Muchas veces creemos que las cosas suceden porque si, porque el destino tiene sus avatares y que nosotros los humanos no tenemos nada que ver con lo que sucede en la vida de los demás.
En la iglesia abundan las personas que no hacen nada. Son los parásitos de todo cuerpo. Son las rémoras que nadan bajo las barbas de los tiburones o las ballenas para ir recogiendo lo que les sobran de cada mordida.
Qué triste condición la de esas personas. Cuando les preguntan donde se congregan, con mucho orgullo dicen que en tal o cual congregación, pero estan mintiendo, ya que congregarse significa una cosa y asistir a un lugar de culto de otra. La mayoría son asistentes. Les gusta el pastor, el ambiente del templo o quizá porque allí se han reunido desde pequeños y se han acostumbrado a que ese lugar es su sitio de adoración.
Pero de adoración no tiene nada. Y de congregarse ni digamos. Porque ese es otro nivel. Ser miembro congregante es participar activamente no solo en las actividades de la iglesia pero también en la empatía hacia los demás miembros. Es hacerse uno con el resto. Es estar atento a las necesidades y apoyar constantemente las actividades que se organizan entre el pueblo. Es tender la mano a quien lo necesite, es decir, por lo menos, “presente” cuando se les necesite para algún servicio.
Pero la gran mayoría, como el ejército de Gedeón, son personas del montón. No son útiles en el momento de la batalla. Son los que cuando termina el mensaje, dan la vuelta, no saludan a nadie, no se meten con nadie para que nadie se meta en sus vidas y nos volveremos a ver hasta el próximo domingo, si es que el primo no viene de USA con maletas cargadas de regalos y ropa usada y hay que llevarlo a la playa para que conozca las nuevas carreteras que se han construido en el país.
Así y esa es la mera verdad. Dolorosa pero cierta. No nos engañemos.
Sin embargo, siempre hay un pequeño remanente que no dejan nada al azar.
Son los que siempre están allí. Los que están dispuestos a sacarse ampollas en las manos al trabajar en beneficio de otros. Son los pocos pero los más importantes. Son los que ofrendan, diezman y siembran en su congregación. Son los primeros en apuntarse cuando hay un evento especial para apoyar a sus pastores, a sus líderes. Son los que no importan las circunstancias, siempre están listos para dar una mano cuando se les necesita.
Eso fue lo que le sucedió al Apóstol Pablo.

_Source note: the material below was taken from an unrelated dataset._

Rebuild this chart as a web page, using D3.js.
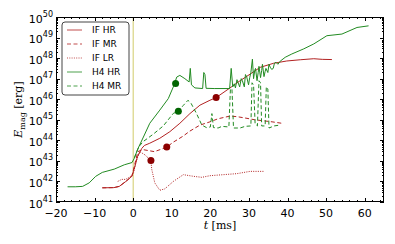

En un momento de su azarosa vida, tuvo necesidad de salir huyendo de Damasco porque el rey Aretas había puesto precio a su cabeza. Pablo, después de su encuentro íntimo y personal con Jesus, cambia el rumbo de su explosiva pasión por el Señor y se pone a predicar en las sinagogas de aquella ciudad. Está molestando al clero. Les está incordiando con sus apasionantes mensajes de que Jesus es el Señor y Salvador de todos, así que lo rodean, lo amenazan y lo persiguen.
En algún momento, Pablo no tiene opción para salir de esa ciudad si no es por una ventana que está en el muro a una altura de unos diez metros. Y, al no tener opción, no tiene más remedio que aceptar lo que le aconsejan sus discípulos: Dejarse bajar por la ventana en un canasta y, acurrucado en ella, empieza a vivir la experiencia que contará más adelante como parte de su historia y testimonio personal.
Ahora bien: ¿De donde salieron esos muchachos aquella noche? ¿Quizá habían conocido la historia del joven paralítico que fue bajado por cuatro amigos en aquella ocasión para que Jesus lo sanara? ¿De donde sacaron la canasta, los lazos, la fuerza y el amor suficiente como para salvar la vida de su mentor recién adquirido?
¿De quien fue la idea? ¿Quien reunió al resto de ayudantes? ¿Cuantos jóvenes o adultos eran?
Pero, lo más importante que quiero presentar en este escrito, es: ¿De quien es el mérito para que Pablo pudiera salvar la vida a través de esa huida tan peculiar?
¿El canasto? ¿El lazo? ¿El muro? O ¿Los hombres que sostuvieron el lazo?
Creo que muchos lectores ya tienen la respuesta. Sí, de los hombres. Ellos fueron quienes tuvieron la idea. Ellos la llevaron a cabo. Ellos pusieron sus fuerzas. Ellos invirtieron su tiempo y se arriesgaron lo suficiente para hacerle saber a su maestro que estaban de su lado.
¿Se dan cuenta? No fue toda la congregación. Fueron unos pocos, pero gracias a esos pocos Pablo pudo salir al mundo libre y regar la semilla de la salvación por toda la tierra conocida y cumplir su propósito diseñado por Dios.
Personas así son las que el pastor necesita a su lado.